For fee-conscious index fund participants, the pricing gap between these products is striking. IVV charges just 0.03% annually, making it one of the cheapest ways to own the broad market. DIA comes in at 0.16%—roughly five times higher—yet this premium comes with a tradeoff: a dividend yield of 1.4% versus IVV’s 1.05%.

The expense ratio difference matters more when deployed across large portfolios. On a $100,000 investment, IVV would cost $30 annually while DIA would run $160. Over decades, that 0.13% gap compounds into material returns. Still, DIA’s modestly higher income stream appeals to retirees and income-focused index fund investors who value steady payouts over cost minimization.

Both index funds are backed by trusted providers—iShares for IVV and SPDR for DIA—each commanding massive asset bases of $763 billion and $44.1 billion respectively.

Performance Volatility: Why Index Fund Diversification Matters

A side-by-side look at recent performance reveals why these index funds attract different investor profiles. Over the trailing 12 months (through January 26, 2026), IVV delivered 15.4% total return while DIA posted 13%. Across a five-year span, $1,000 invested in IVV grew to $1,814, compared to just $1,582 in DIA—a meaningful gap driven by technology’s outperformance.

Volatility tells the more compelling story. DIA’s maximum drawdown over five years reached -43.43%, nearly double IVV’s -27.67%. This disparity stems directly from DIA’s concentrated portfolio: when a handful of positions swing sharply, the entire index fund moves dramatically. IVV’s 500-stock structure absorbs individual stock shocks much more effectively, making it the lower-volatility option.

The difference comes down to diversification. IVV allocates heavily to technology (33.65%), but distributes that exposure across dozens of companies. DIA’s 30-stock portfolio means each holding wields outsized influence.
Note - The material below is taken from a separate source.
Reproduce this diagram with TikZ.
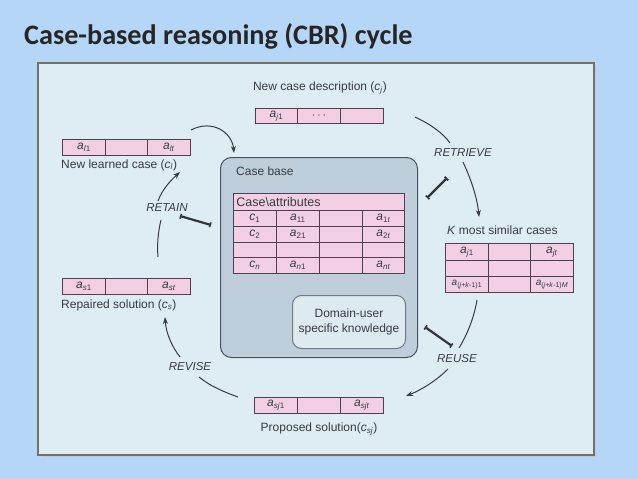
\documentclass[tikz,border=0pt]{standalone}
\usepackage{fontspec}
\setmainfont{Liberation Sans}
\newfontfamily\titlefont{Carlito}
\usetikzlibrary{arrows.meta}
\definecolor{slidebg}{RGB}{181,214,246}
\definecolor{panelbg}{RGB}{222,237,243}
\definecolor{panelline}{RGB}{115,112,105}
\definecolor{cbfill}{RGB}{190,207,219}
\definecolor{cbline}{RGB}{72,82,92}
\definecolor{dkfill}{RGB}{221,235,241}
\definecolor{dkline}{RGB}{110,120,126}
\definecolor{cellpink}{RGB}{242,207,226}
\definecolor{cellline}{RGB}{82,62,78}
\definecolor{ink}{RGB}{55,59,65}
\definecolor{titleink}{RGB}{38,38,38}
\newcommand\ssb[2]{\textit{#1}\textsubscript{#2}}
\newcommand\cellnode[6]{\node[cell,minimum width=#4,minimum height=#5] (#1) at (#2,#3) {#6};}
\begin{document}
\begin{tikzpicture}[x=1pt,y=-1pt,
  cell/.style={draw=cellline, fill=cellpink, line width=0.9pt, inner sep=0pt,
    anchor=north west, text=ink, font=\fontsize{12}{13}\selectfont},
  lbl/.style={text=ink, inner sep=0pt, font=\fontsize{12}{14}\selectfont},
  phase/.style={text=ink, inner sep=0pt, font=\fontsize{11.5}{13}\selectfont\itshape},
  arr/.style={draw=ink, line width=1pt, -{Stealth[length=7pt,width=5pt]}},
  seg/.style={draw=ink, line width=1pt},
  dbar/.style={draw=ink!90!black, line width=2.2pt, {Bar[width=5pt,line width=1.6pt]}-{Bar[width=5pt,line width=1.6pt]}}]
\useasboundingbox (0,0) rectangle (638,479);
\fill[slidebg] (0,0) rectangle (638,479);
% title
\node[anchor=base west, inner sep=0pt, text=titleink, font=\titlefont\bfseries\fontsize{28.2}{32}\selectfont] (title) at (24,45) {Case-based reasoning (CBR) cycle};
% panel
\fill[black!25, opacity=0.5] (40.5,65.5) rectangle (596,457);
\draw[panelline, fill=panelbg, line width=1.1pt] (38,63) rectangle (594,455);
% case base
\node[draw=cbline, fill=cbfill, line width=1pt, rounded corners=11pt, minimum width=197, minimum height=200, anchor=north west, inner sep=0pt] (cb) at (220,157) {};
\node[lbl, anchor=west] (cblbl) at (236,171) {Case base};
% case table
\node[cell, minimum width=171, minimum height=17, text width=167, align=left, font=\fontsize{12.5}{13}\selectfont] (hdr) at (233,193) {\hspace*{1pt}Case\textbackslash attributes};
\cellnode{r11}{233}{210}{43}{16}{\ssb{c}{1}}
\cellnode{r12}{276}{210}{43}{16}{\ssb{a}{11}}
\cellnode{r13}{319}{210}{43}{16}{}
\cellnode{r14}{362}{210}{42}{16}{\ssb{a}{1\textit{t}}}
\cellnode{r21}{233}{226}{43}{16}{\ssb{c}{2}}
\cellnode{r22}{276}{226}{43}{16}{\ssb{a}{21}}
\cellnode{r23}{319}{226}{43}{16}{}
\cellnode{r24}{362}{226}{42}{16}{\ssb{a}{2\textit{t}}}
\cellnode{r31}{233}{242}{43}{15}{}
\cellnode{r32}{276}{242}{43}{15}{}
\cellnode{r33}{319}{242}{43}{15}{}
\cellnode{r34}{362}{242}{42}{15}{}
\cellnode{r41}{233}{257}{43}{16}{\ssb{c}{\textit{n}}}
\cellnode{r42}{276}{257}{43}{16}{\ssb{a}{\textit{n}1}}
\cellnode{r43}{319}{257}{43}{16}{}
\cellnode{r44}{362}{257}{42}{16}{\ssb{a}{\textit{nt}}}
% domain knowledge
\node[draw=dkline, fill=dkfill, line width=1pt, rounded corners=9pt, minimum width=113, minimum height=53, anchor=north west, inner sep=0pt] (dk) at (292,295) {};
\node[lbl, align=center, font=\fontsize{12}{15}\selectfont] (dklbl) at (dk.center) {Domain-user\\specific knowledge};
% new case description
\node[lbl] (ncd) at (320,88) {New case description (\ssb{c}{\textit{j}})};
\cellnode{n1}{255}{108}{42}{15}{\ssb{a}{\textit{j}1}}
\cellnode{n2}{297}{108}{43}{15}{$\cdots$}
\cellnode{n3}{340}{108}{43}{15}{}
% new learned case
\cellnode{l1}{62}{139}{43}{16}{\ssb{a}{\textit{l}1}}
\cellnode{l2}{105}{139}{42}{16}{}
\cellnode{l3}{147}{139}{43}{16}{\ssb{a}{\textit{lt}}}
\node[lbl] (nlc) at (61,165) [anchor=west] {New learned case (\ssb{c}{\textit{l}})};
% repaired solution
\cellnode{s1}{62}{278}{43}{16}{\ssb{a}{\textit{s}1}}
\cellnode{s2}{105}{278}{42}{16}{}
\cellnode{s3}{147}{278}{43}{16}{\ssb{a}{\textit{st}}}
\node[lbl, anchor=west] (rs) at (61,305) {Repaired solution (\ssb{c}{\textit{s}})};
% K most similar
\node[lbl, anchor=west] (kms) at (447,230) {\textit{K} most similar cases};
\cellnode{k11}{445}{243}{43}{17}{\ssb{a}{\textit{j}1}}
\cellnode{k12}{488}{243}{42}{17}{}
\cellnode{k13}{530}{243}{43}{17}{\ssb{a}{\textit{jt}}}
\cellnode{k21}{445}{260}{43}{16}{}
\cellnode{k22}{488}{260}{42}{16}{}
\cellnode{k23}{530}{260}{43}{16}{}
\cellnode{k31}{445}{276}{43}{16}{\fontsize{10}{10}\selectfont\ssb{a}{(\textit{j}+\textit{k}-1)1}}
\cellnode{k32}{488}{276}{42}{16}{}
\cellnode{k33}{530}{276}{43}{16}{\fontsize{10}{10}\selectfont\ssb{a}{(\textit{j}+\textit{k}-1)\textit{M}}}
% proposed solution
\cellnode{p1}{254}{397}{43}{16}{\ssb{a}{\textit{sj}1}}
\cellnode{p2}{297}{397}{43}{16}{}
\cellnode{p3}{340}{397}{43}{16}{\ssb{a}{\textit{sjt}}}
\node[lbl] (ps) at (319,429) {Proposed solution(\ssb{c}{\textit{sj}})};
% phase labels
\node[phase] (retrieve) at (463,153) {RETRIEVE};
\node[phase] (reuse) at (457,359) {REUSE};
\node[phase] (revise) at (190,367) {REVISE};
\node[phase] (retain) at (167,208) {RETAIN};
% arrow end points
\coordinate (a1s) at (191,130);
\coordinate (a1e) at (234,153);
\coordinate (rt1s) at (415,117);
\coordinate (rt1e) at (450,143);
\coordinate (rt2s) at (463,162);
\coordinate (rt2e) at (479,217);
\coordinate (ru1s) at (477,300);
\coordinate (ru1e) at (459,348);
\coordinate (ru2s) at (448,369);
\coordinate (ru2e) at (406,396);
\coordinate (rv1s) at (238,397);
\coordinate (rv1e) at (199,377);
\coordinate (rv2s) at (180,357);
\coordinate (rv2e) at (165,317);
\coordinate (ra1s) at (158,257);
\coordinate (ra1e) at (161,220);
\coordinate (ra2s) at (158,201);
\coordinate (ra2e) at (180,172);
\coordinate (b1s) at (427,198);
\coordinate (b1e) at (447,178);
\coordinate (b2s) at (425,327);
\coordinate (b2e) at (452,346);
\coordinate (b3s) at (180,216);
\coordinate (b3e) at (211,225);
% cycle arrows
\draw[arr] (a1s) .. controls (212,119) and (232,132) .. (a1e);
\draw[seg] (rt1s) .. controls (430,124) and (443,133) .. (rt1e);
\draw[arr] (rt2s) .. controls (470,177) and (477,196) .. (rt2e);
\draw[seg] (ru1s) .. controls (474,318) and (467,335) .. (ru1e);
\draw[arr] (ru2s) .. controls (436,381) and (421,390) .. (ru2e);
\draw[seg] (rv1s) .. controls (224,392) and (210,386) .. (rv1e);
\draw[arr] (rv2s) .. controls (172,347) and (166,333) .. (rv2e);
\draw[seg] (ra1s) .. controls (157,245) and (158,232) .. (ra1e);
\draw[arr] (ra2s) .. controls (162,190) and (170,181) .. (ra2e);
% double bars
\draw[dbar] (b1s) -- (b1e);
\draw[dbar] (b2s) -- (b2e);
\draw[dbar] (b3s) -- (b3e);
\end{tikzpicture}
\end{document}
For index fund investors uncomfortable with large swings, this matters tremendously.

Picking the Right Index Fund for Your Strategy

DIA works best for investors seeking exposure to America’s most storied, time-tested corporations. These blue-chip names have weathered decades of market cycles and typically maintain steady dividend policies. If your goal is owning a who’s-who of industrial and financial powerhouses while collecting reliable income, DIA delivers that focus. Its 28-year track record speaks to its stability in the category of elite index funds.

IVV, conversely, functions as the benchmark for serious buy-and-hold investing. The S&P 500 itself represents the pulse of the U.S. economy, and tracking it via low-cost index funds remains the gold standard for long-term wealth building. IVV’s combination of rock-bottom fees, superior diversification, and recent outperformance makes it the natural choice for those seeking maximum market exposure with minimal costs.

The final decision hinges on your priorities. Want simplicity, breadth, and the lowest possible fees? IVV’s your index fund. Prefer a curated group of dividend-paying blue-chips with less tech exposure? DIA fits the bill. Both remain among the best index funds available for different reasons—and that optionality is precisely why they’ve each accumulated such substantial assets in the marketplace.